How many vacation days am I entitled to with a 4-day week if my contract provides for 30 days?

30 days at full-time means 30 days based on five working days per week. If you switch to four days, the calculation is: 30 ÷ 5 × 4 = 24 days. If you are already permanently on a four-day week and the contract explicitly states 30 days for this model, that value applies directly without conversion.

Minimum vacation with a 5-day week: Is it 20 days or more?

The statutory minimum vacation under Section 3 BUrlG is 20 working days based on a five-day week. This value is the absolute minimum. Employment contracts, collective agreements, or works agreements can set a higher entitlement, never a lower one. The industry average in Germany is between 27 and 30 days according to Destatis.

How does the vacation calculator work for part-time, and where are its limitations?

A vacation calculator delivers correct results as long as you make the right inputs: full-time vacation entitlement, full-time working days, and actual part-time working days. Limitations arise with mid-year model changes, irregular weekly schedules, and linking to vacation pay.
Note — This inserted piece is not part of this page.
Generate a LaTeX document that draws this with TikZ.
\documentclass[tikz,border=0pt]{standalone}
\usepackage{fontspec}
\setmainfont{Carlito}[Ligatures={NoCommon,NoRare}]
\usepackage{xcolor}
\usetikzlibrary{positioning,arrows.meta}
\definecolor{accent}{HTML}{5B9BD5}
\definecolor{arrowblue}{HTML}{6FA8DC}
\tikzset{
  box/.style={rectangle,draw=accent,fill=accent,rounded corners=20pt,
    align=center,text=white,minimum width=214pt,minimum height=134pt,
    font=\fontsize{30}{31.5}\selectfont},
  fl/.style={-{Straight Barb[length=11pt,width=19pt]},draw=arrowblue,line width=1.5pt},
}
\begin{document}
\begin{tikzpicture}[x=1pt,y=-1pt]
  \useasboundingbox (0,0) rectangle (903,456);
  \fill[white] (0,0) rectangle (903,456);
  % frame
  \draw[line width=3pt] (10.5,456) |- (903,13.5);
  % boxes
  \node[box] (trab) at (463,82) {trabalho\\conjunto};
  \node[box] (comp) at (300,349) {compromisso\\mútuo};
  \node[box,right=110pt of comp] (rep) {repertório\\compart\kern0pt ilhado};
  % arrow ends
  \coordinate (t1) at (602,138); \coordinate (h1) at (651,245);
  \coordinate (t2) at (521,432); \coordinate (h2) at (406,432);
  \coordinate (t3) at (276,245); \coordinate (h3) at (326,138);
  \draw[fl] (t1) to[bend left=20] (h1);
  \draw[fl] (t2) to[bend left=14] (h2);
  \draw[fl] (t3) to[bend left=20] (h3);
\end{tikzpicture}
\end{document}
For these special cases, you need a solution that connects period logic and work schedule models.

What happens to vacation entitlement when working days vary within the week?

With fluctuating weekly work structures, for example three days in week A, four days in week B, the annual entitlement is calculated based on the average working days per week. For this, you count the actual annual working days and apply the formula: Full-time vacation entitlement ÷ Full-time annual working days × Actual part-time annual working days. This average value must be documented and traceable.

Can an employer retroactively reduce part-time vacation entitlement if it was incorrectly calculated?

A retroactive reduction to the disadvantage of the employee is generally not permissible once the entitlement has accrued. This applies especially when the incorrect calculation was on the employer's side. Retroactive corrections that put the employee at a disadvantage violate the anti-discrimination provision under Section 4 TzBfG. Corrections in favor of the employee are possible at any time.